◆ **TASK STATEMENT**:
Return the material exactly, first line through the line containing "from bokeh.resources import INLINE", and nothing more. Pictures stay out.

◆ **STORED DATA**:
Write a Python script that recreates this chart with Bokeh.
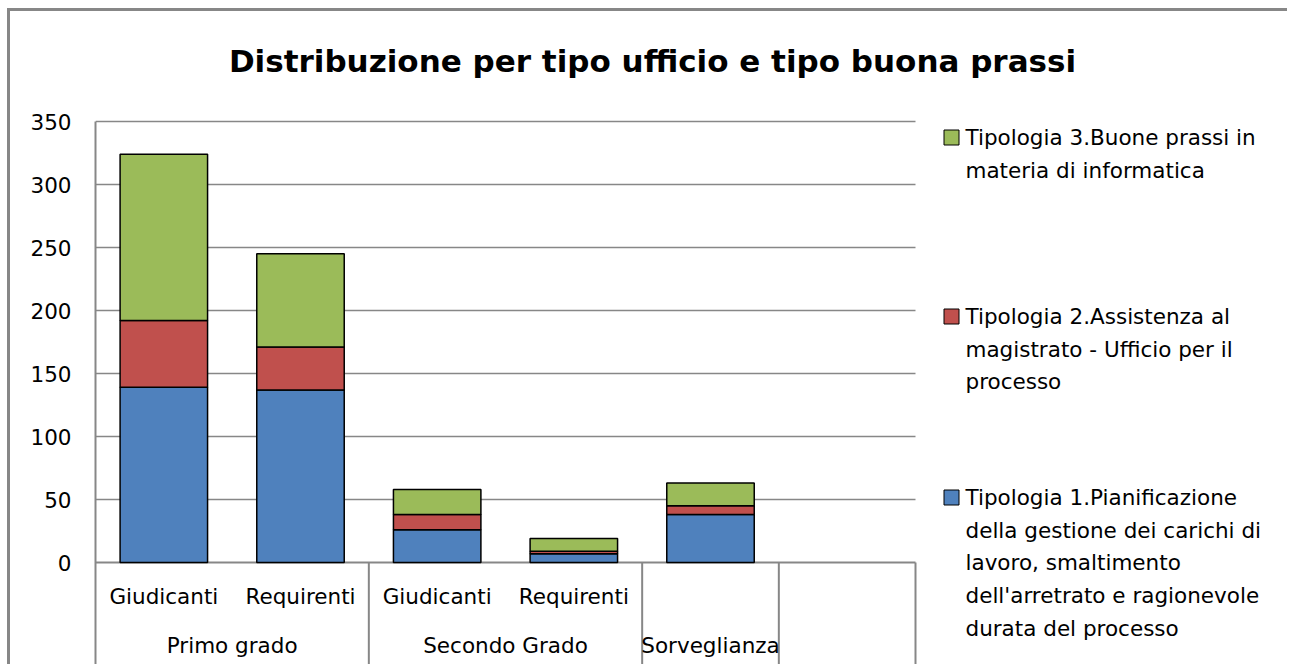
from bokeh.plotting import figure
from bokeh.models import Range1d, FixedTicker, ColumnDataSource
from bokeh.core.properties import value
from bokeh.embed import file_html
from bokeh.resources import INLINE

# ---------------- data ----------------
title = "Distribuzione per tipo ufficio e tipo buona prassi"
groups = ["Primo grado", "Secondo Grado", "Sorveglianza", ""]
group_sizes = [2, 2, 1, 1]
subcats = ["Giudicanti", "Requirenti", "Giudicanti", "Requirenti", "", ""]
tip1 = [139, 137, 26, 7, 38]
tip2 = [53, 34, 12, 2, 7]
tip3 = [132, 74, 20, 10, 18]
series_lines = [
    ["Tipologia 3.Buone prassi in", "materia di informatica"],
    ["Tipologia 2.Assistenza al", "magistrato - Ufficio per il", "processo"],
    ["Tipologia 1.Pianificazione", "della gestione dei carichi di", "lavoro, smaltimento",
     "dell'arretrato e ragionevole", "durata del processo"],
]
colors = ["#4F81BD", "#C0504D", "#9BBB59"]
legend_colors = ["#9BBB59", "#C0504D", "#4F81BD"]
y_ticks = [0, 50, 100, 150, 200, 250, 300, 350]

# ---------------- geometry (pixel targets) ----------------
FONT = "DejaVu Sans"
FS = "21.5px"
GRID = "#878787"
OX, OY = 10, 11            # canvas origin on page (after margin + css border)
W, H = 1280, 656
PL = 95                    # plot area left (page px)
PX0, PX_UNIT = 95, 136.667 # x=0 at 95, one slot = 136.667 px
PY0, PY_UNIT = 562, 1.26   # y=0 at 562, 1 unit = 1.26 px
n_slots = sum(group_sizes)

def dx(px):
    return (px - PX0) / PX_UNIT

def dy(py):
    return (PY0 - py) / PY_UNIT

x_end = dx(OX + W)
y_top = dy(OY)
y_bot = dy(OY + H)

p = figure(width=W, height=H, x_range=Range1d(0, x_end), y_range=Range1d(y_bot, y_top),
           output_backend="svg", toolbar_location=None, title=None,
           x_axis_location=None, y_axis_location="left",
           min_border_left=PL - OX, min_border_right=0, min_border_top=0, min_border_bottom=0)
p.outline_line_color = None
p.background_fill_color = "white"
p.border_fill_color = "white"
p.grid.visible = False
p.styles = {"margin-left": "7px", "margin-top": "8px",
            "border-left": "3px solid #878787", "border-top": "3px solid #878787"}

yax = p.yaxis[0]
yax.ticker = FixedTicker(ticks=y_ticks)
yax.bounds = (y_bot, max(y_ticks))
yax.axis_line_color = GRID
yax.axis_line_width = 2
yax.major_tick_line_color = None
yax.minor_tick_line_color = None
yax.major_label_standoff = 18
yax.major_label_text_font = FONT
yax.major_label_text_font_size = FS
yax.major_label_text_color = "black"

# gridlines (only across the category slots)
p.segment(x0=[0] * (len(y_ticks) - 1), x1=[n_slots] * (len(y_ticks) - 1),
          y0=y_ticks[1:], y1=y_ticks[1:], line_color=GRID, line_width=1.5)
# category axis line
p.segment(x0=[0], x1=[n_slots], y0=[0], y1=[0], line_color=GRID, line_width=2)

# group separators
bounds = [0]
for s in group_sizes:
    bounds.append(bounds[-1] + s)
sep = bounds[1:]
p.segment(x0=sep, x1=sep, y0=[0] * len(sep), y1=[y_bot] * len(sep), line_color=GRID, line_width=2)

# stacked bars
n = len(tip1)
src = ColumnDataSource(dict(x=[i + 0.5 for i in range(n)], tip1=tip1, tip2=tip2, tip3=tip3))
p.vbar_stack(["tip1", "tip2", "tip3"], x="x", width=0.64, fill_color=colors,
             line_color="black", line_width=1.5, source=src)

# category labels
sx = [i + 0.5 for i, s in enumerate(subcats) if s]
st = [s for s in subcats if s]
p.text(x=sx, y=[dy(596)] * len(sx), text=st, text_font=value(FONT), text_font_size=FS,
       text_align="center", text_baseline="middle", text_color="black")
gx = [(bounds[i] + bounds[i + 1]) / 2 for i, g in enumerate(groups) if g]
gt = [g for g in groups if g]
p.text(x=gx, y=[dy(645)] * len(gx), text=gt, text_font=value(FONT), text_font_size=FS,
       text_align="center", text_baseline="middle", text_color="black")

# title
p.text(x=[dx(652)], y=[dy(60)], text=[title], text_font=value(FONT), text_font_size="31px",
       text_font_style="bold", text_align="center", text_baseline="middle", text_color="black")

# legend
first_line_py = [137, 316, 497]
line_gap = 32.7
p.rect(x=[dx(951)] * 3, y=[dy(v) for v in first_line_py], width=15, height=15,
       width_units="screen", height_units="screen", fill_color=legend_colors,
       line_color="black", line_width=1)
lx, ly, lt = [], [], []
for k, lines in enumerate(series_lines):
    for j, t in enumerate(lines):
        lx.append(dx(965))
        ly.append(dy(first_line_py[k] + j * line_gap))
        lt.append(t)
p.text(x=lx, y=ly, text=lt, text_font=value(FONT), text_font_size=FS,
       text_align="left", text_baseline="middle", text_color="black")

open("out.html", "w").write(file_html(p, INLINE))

◆ **FULL OUTPUT**:
Write a Python script that recreates this chart with Bokeh.
from bokeh.plotting import figure
from bokeh.models import Range1d, FixedTicker, ColumnDataSource
from bokeh.core.properties import value
from bokeh.embed import file_html
from bokeh.resources import INLINE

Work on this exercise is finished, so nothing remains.